◆ PROBLEM DESCRIPTION ◆
Extract the first line of the entries below and every line after it up to the one containing "below=0.35cm of gcc]", both kept. Pictures are excluded.

⁂

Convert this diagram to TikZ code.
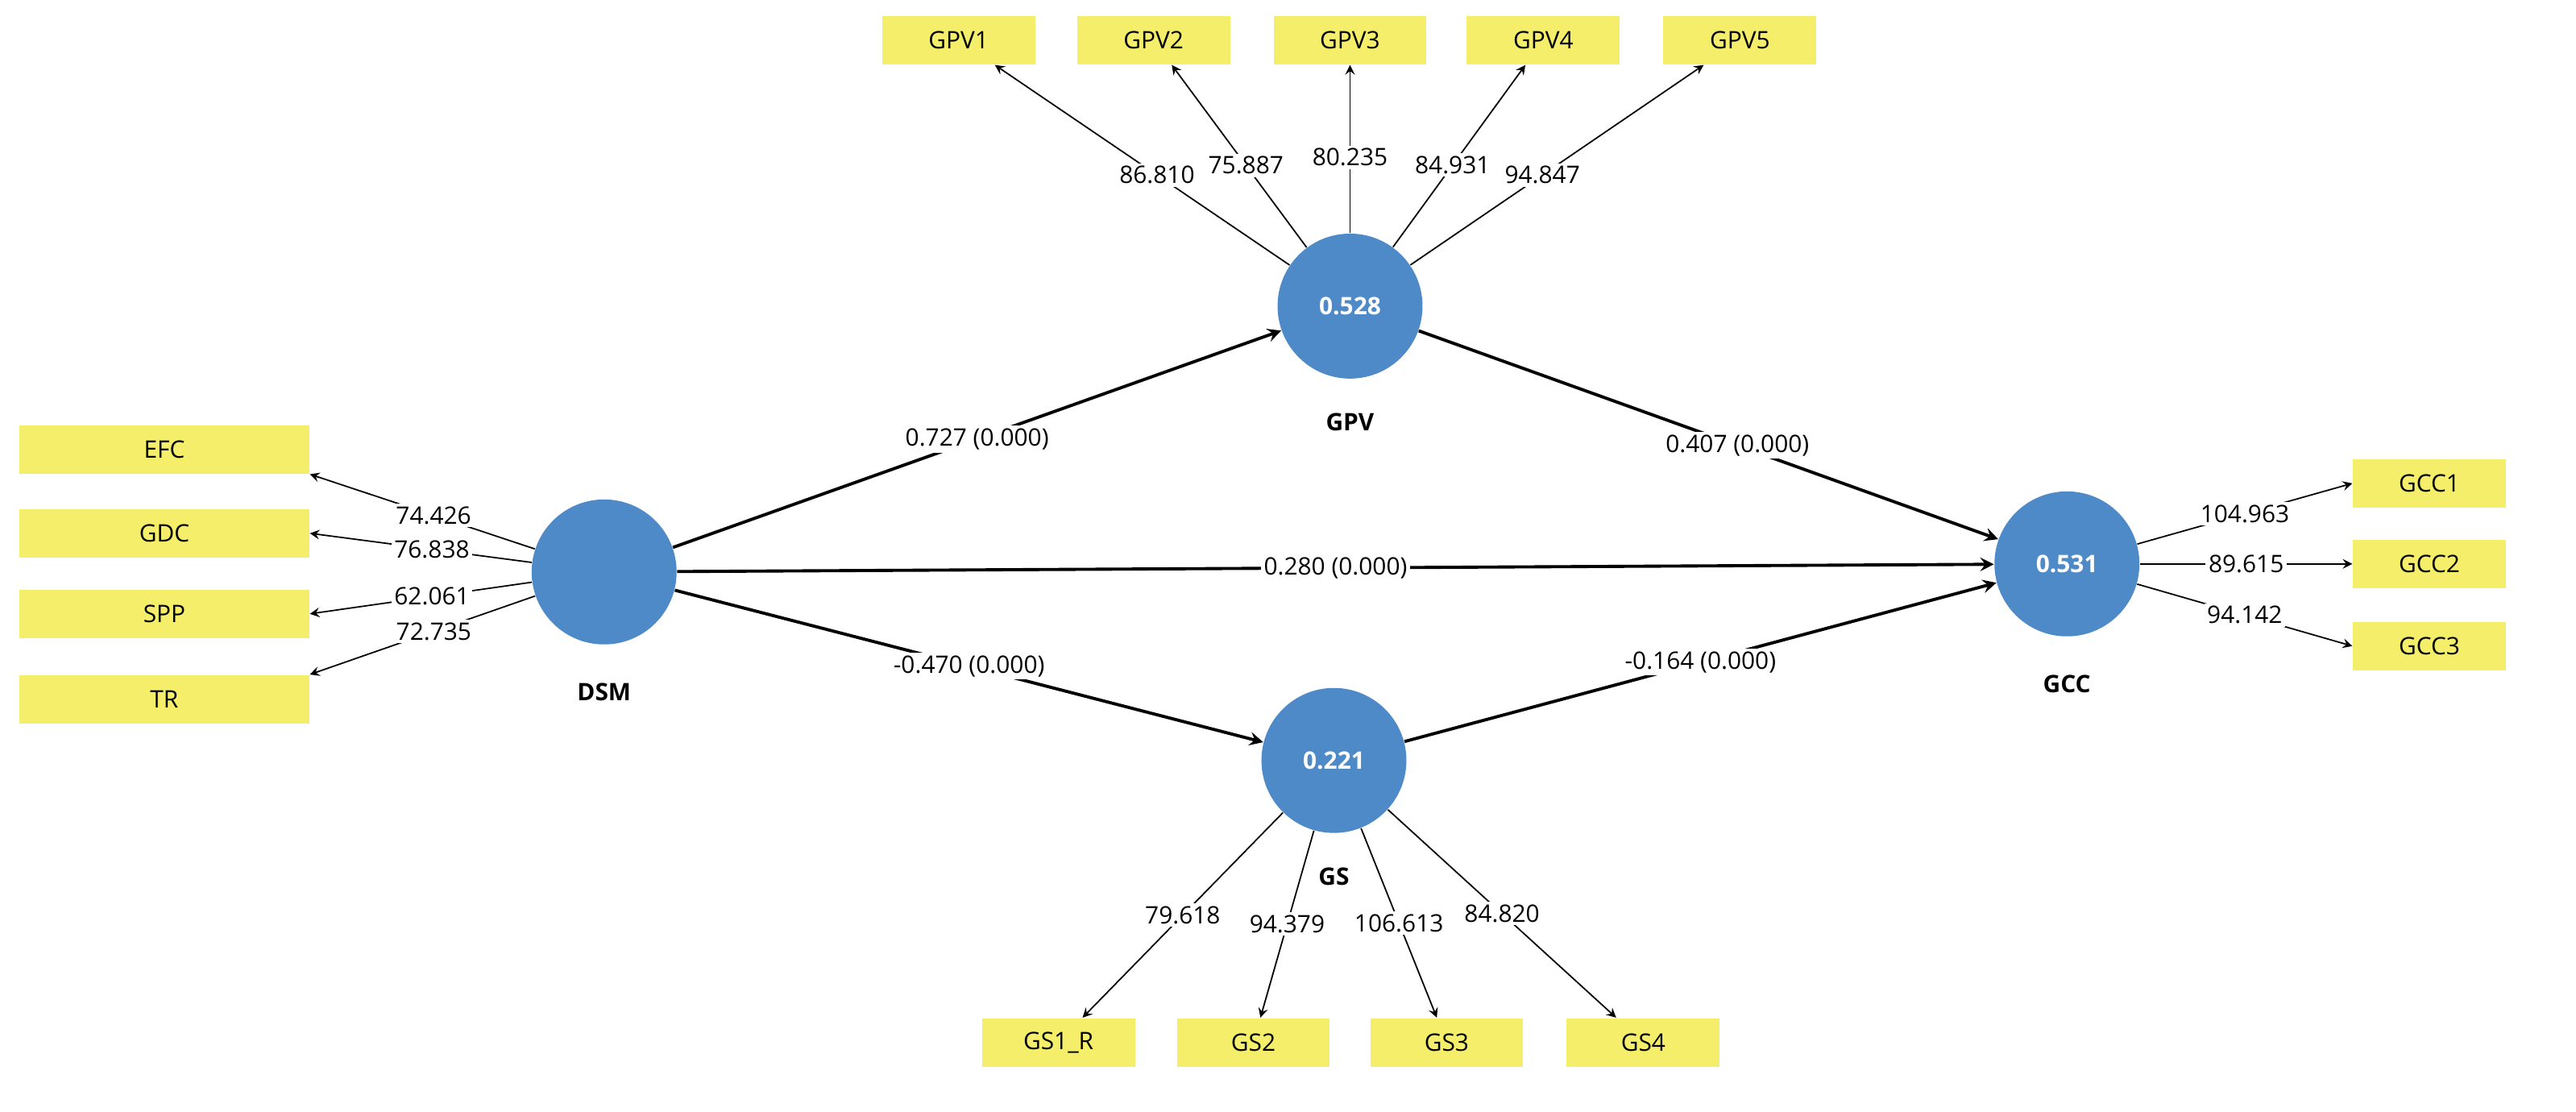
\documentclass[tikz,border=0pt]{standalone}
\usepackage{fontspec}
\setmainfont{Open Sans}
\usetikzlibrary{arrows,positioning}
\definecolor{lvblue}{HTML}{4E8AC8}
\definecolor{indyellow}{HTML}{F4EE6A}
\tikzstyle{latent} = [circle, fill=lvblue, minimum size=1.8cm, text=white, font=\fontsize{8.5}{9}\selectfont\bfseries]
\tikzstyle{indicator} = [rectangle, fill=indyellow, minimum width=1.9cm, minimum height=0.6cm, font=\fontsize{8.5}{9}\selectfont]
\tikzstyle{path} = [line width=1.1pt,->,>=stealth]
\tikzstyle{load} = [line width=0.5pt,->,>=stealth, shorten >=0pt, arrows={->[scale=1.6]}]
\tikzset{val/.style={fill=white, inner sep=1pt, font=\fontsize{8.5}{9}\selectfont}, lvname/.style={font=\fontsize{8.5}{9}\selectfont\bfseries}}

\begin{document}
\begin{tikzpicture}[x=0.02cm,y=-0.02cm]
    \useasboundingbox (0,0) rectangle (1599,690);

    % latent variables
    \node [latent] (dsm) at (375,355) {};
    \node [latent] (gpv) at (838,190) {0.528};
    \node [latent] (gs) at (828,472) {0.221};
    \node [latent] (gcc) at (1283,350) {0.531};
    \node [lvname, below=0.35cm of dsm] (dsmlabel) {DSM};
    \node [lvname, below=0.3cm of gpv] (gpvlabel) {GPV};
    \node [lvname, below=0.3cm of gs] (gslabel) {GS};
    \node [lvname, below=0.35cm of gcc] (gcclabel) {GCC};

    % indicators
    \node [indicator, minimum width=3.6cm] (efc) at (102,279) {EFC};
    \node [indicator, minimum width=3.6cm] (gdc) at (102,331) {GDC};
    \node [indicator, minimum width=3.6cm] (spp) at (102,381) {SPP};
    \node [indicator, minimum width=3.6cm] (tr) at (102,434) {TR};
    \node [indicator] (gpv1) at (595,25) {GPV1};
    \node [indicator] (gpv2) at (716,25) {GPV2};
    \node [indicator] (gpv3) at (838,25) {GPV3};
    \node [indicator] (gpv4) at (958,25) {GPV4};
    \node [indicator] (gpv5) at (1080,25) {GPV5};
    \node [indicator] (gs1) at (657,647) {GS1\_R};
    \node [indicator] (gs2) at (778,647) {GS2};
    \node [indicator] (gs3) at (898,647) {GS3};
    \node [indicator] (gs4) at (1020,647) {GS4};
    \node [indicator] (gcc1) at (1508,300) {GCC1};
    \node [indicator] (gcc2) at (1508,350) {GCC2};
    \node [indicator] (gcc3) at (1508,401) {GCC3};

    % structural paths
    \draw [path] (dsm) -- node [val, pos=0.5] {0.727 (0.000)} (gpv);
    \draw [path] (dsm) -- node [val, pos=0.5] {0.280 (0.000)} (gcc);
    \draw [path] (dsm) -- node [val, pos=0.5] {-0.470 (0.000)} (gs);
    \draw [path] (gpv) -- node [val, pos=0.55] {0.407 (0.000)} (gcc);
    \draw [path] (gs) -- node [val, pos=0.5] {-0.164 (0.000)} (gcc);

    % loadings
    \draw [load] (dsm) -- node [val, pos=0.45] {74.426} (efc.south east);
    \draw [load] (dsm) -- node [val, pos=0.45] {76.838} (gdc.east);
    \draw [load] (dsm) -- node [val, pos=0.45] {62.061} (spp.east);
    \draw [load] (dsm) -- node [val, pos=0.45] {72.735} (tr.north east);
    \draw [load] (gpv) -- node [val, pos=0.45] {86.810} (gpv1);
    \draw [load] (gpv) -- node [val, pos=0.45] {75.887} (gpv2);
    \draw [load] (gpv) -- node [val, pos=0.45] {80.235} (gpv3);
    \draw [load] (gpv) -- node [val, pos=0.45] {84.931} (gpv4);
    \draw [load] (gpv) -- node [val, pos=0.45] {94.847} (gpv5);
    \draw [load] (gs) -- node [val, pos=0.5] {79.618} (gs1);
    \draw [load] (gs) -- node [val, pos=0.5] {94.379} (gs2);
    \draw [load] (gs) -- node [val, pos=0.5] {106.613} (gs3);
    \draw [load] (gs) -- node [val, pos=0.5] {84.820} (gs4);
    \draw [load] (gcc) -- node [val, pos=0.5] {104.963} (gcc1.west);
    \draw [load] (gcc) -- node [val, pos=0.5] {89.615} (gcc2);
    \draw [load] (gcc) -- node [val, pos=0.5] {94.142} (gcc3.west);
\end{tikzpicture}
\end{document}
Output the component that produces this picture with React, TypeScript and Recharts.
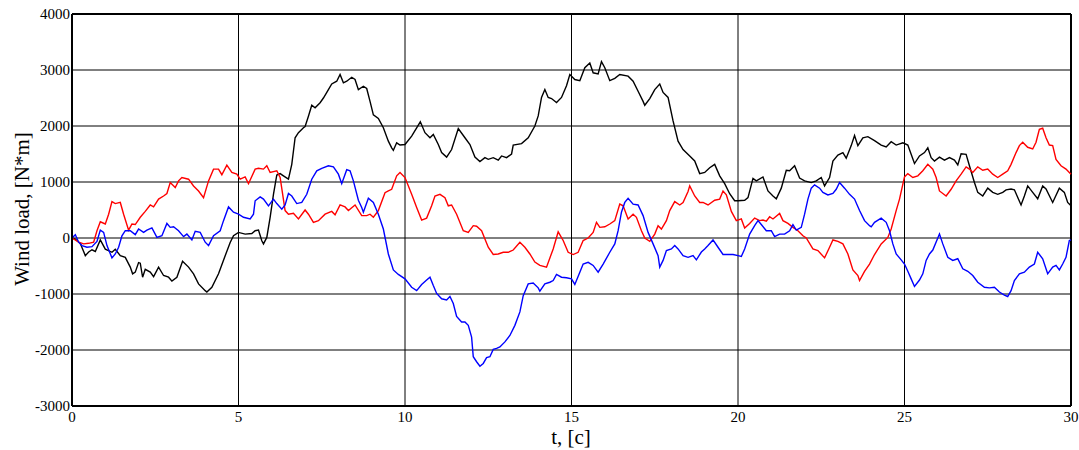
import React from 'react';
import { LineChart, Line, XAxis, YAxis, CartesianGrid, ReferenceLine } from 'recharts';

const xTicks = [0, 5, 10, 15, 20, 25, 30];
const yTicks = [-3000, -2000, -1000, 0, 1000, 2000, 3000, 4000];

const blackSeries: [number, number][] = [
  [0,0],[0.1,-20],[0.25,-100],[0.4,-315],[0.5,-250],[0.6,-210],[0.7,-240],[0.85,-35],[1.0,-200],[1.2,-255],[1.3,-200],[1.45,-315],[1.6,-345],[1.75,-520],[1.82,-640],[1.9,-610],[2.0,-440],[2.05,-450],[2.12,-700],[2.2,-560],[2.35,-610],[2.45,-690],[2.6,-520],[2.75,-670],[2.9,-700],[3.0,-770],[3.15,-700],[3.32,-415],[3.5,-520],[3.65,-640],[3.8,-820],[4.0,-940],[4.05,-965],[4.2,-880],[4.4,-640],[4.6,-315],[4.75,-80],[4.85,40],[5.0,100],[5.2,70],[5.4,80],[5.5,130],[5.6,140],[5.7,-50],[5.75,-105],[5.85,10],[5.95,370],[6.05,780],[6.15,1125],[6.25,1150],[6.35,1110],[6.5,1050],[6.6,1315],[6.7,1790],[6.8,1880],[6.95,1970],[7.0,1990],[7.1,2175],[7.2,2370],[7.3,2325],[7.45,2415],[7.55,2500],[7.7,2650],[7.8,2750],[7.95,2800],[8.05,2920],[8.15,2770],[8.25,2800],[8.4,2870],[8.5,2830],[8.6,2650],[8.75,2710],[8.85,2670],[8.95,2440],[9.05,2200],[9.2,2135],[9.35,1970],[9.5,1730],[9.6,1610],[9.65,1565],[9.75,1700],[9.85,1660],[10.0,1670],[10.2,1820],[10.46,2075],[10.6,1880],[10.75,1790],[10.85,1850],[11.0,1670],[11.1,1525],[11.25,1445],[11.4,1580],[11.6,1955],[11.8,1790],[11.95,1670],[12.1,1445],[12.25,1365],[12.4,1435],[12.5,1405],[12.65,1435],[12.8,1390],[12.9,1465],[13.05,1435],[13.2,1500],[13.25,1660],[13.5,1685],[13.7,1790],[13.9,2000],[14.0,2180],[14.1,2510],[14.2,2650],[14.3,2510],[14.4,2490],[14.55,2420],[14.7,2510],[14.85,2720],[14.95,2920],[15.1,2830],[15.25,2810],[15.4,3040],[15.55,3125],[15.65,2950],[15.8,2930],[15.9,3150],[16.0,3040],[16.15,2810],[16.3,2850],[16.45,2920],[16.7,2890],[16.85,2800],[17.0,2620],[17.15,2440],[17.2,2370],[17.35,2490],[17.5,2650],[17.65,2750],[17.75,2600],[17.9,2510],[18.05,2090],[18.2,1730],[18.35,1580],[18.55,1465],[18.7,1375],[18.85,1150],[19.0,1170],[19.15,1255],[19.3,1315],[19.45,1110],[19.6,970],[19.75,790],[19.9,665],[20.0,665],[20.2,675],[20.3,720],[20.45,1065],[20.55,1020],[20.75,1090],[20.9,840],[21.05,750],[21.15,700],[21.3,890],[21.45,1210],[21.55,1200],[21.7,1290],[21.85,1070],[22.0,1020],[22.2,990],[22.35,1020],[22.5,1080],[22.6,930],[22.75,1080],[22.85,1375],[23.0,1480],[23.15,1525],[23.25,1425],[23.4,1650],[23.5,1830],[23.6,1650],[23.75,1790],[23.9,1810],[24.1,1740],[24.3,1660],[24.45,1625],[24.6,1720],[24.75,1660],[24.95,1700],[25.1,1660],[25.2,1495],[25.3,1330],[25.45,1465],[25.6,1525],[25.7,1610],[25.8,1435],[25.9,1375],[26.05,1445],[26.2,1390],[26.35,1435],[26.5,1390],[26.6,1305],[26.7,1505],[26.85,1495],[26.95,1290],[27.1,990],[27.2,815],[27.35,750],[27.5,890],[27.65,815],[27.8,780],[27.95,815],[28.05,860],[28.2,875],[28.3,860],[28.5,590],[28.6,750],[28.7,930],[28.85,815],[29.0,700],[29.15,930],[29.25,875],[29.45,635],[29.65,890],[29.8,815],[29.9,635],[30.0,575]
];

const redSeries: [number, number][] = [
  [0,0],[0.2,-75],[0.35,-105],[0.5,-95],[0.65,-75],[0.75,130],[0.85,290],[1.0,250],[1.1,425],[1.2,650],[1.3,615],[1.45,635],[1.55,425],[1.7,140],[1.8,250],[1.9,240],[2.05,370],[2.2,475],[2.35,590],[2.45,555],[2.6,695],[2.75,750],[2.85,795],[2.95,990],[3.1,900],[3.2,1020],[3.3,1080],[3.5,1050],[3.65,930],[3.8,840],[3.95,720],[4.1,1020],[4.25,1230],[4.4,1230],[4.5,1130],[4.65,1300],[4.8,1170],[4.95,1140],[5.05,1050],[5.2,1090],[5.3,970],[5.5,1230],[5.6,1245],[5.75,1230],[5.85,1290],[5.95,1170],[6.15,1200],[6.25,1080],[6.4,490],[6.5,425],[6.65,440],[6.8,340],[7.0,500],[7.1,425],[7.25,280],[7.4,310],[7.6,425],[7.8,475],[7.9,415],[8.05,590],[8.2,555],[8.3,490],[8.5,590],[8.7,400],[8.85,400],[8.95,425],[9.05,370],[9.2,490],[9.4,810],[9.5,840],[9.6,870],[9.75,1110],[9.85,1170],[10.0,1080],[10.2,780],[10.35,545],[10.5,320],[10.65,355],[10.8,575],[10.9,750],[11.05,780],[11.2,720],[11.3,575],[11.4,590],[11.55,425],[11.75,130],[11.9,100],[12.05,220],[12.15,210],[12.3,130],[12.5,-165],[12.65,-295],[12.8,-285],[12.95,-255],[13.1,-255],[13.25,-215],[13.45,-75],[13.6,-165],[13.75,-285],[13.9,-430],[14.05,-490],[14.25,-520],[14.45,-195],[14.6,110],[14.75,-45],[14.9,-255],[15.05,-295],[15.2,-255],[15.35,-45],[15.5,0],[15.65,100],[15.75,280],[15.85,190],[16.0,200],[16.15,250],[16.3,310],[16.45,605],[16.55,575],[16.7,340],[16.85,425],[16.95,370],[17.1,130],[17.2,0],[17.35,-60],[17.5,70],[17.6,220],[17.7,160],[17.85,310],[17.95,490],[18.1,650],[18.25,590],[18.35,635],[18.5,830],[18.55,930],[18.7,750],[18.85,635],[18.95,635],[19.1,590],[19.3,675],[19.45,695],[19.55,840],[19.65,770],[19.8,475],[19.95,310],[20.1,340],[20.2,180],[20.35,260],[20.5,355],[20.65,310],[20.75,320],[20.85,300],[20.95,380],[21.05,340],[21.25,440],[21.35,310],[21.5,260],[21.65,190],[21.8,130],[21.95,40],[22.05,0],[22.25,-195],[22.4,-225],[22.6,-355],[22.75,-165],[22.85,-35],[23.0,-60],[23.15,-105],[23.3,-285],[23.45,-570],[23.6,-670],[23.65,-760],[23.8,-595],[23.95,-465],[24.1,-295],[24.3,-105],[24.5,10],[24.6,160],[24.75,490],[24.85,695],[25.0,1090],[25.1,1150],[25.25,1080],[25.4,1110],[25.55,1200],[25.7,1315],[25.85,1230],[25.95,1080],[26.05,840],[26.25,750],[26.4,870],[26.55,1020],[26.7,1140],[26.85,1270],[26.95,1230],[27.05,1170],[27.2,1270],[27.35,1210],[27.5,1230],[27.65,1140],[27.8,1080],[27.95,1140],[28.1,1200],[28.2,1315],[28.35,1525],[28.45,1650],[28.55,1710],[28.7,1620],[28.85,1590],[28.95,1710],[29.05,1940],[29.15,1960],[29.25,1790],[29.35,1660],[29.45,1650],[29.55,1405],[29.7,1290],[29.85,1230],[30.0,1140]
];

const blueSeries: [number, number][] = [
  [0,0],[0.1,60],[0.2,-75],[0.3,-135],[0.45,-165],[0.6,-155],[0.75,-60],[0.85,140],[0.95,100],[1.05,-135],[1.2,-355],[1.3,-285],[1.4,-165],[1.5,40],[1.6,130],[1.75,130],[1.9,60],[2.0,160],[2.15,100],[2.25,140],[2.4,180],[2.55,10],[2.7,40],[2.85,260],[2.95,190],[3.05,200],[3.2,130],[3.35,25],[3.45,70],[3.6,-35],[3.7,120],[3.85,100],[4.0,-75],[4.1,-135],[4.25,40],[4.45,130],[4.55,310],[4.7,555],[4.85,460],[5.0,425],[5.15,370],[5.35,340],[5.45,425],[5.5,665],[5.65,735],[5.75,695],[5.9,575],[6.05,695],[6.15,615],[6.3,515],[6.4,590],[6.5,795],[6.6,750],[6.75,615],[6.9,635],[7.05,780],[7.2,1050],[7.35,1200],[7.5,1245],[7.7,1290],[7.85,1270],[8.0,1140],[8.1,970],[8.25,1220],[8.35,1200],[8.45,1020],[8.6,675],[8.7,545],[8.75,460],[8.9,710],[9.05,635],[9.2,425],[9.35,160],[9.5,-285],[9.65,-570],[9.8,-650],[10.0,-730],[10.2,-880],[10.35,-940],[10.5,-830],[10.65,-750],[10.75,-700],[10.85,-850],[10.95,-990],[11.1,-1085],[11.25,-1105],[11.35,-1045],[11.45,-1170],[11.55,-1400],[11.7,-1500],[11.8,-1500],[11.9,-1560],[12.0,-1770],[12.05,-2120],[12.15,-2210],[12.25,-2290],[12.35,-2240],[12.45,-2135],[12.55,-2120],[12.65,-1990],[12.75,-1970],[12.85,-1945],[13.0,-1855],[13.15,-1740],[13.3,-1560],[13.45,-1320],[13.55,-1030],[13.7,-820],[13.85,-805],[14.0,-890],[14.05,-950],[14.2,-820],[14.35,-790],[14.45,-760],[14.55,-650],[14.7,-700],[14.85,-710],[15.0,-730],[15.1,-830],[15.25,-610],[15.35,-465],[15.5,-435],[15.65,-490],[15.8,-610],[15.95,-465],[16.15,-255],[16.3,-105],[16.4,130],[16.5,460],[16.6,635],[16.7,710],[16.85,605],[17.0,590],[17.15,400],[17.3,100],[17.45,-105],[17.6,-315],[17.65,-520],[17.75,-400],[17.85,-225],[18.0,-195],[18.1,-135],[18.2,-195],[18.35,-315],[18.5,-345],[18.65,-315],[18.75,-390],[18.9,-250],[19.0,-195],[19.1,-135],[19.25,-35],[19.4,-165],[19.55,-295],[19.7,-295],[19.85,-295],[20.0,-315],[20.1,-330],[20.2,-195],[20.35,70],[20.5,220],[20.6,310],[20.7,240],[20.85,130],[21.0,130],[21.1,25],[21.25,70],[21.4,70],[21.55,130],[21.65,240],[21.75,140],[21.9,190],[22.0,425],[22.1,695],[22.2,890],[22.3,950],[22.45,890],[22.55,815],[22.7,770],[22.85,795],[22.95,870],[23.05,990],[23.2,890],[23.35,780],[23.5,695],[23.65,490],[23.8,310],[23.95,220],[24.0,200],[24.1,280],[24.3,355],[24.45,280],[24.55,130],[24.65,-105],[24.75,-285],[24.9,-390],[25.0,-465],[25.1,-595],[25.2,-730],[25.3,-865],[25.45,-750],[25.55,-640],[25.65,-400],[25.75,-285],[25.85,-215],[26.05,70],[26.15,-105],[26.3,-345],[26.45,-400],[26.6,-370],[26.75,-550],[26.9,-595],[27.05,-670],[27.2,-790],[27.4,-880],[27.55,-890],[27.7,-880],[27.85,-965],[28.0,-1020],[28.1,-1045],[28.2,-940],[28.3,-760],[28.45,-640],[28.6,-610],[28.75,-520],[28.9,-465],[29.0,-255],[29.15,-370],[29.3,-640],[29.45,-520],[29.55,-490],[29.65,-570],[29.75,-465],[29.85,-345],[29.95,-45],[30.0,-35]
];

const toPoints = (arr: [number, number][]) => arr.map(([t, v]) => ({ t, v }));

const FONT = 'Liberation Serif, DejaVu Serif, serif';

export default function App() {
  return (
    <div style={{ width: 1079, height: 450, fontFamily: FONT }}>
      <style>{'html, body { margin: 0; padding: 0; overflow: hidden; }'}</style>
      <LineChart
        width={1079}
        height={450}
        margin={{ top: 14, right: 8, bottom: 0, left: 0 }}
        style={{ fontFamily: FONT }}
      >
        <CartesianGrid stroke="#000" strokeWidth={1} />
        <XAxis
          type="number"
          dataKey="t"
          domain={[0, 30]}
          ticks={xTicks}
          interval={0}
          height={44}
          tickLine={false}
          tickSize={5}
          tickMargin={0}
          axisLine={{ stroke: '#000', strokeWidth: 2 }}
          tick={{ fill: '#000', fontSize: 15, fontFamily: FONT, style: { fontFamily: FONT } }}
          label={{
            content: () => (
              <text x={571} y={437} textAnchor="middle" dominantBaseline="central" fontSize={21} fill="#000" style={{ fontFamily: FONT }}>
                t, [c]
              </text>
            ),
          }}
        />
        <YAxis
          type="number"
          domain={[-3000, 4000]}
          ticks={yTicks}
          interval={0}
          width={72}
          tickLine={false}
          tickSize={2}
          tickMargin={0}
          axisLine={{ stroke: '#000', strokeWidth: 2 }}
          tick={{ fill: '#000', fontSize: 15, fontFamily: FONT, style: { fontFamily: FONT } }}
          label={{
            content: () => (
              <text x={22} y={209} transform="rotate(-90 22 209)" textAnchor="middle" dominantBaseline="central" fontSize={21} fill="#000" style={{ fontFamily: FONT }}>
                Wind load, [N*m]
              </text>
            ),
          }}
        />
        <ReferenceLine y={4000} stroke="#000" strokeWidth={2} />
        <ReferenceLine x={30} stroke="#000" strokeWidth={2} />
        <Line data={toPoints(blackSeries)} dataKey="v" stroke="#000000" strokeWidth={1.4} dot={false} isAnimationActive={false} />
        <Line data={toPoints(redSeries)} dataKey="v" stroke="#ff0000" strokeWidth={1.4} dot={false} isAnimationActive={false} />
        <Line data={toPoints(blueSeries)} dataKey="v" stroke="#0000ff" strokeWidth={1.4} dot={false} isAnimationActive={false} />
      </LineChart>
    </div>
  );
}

⁂

◆ RESULT ◆
Convert this diagram to TikZ code.
\documentclass[tikz,border=0pt]{standalone}
\usepackage{fontspec}
\setmainfont{Open Sans}
\usetikzlibrary{arrows,positioning}
\definecolor{lvblue}{HTML}{4E8AC8}
\definecolor{indyellow}{HTML}{F4EE6A}
\tikzstyle{latent} = [circle, fill=lvblue, minimum size=1.8cm, text=white, font=\fontsize{8.5}{9}\selectfont\bfseries]
\tikzstyle{indicator} = [rectangle, fill=indyellow, minimum width=1.9cm, minimum height=0.6cm, font=\fontsize{8.5}{9}\selectfont]
\tikzstyle{path} = [line width=1.1pt,->,>=stealth]
\tikzstyle{load} = [line width=0.5pt,->,>=stealth, shorten >=0pt, arrows={->[scale=1.6]}]
\tikzset{val/.style={fill=white, inner sep=1pt, font=\fontsize{8.5}{9}\selectfont}, lvname/.style={font=\fontsize{8.5}{9}\selectfont\bfseries}}

\begin{document}
\begin{tikzpicture}[x=0.02cm,y=-0.02cm]
    \useasboundingbox (0,0) rectangle (1599,690);

    % latent variables
    \node [latent] (dsm) at (375,355) {};
    \node [latent] (gpv) at (838,190) {0.528};
    \node [latent] (gs) at (828,472) {0.221};
    \node [latent] (gcc) at (1283,350) {0.531};
    \node [lvname, below=0.35cm of dsm] (dsmlabel) {DSM};
    \node [lvname, below=0.3cm of gpv] (gpvlabel) {GPV};
    \node [lvname, below=0.3cm of gs] (gslabel) {GS};
    \node [lvname, below=0.35cm of gcc] (gcclabel) {GCC};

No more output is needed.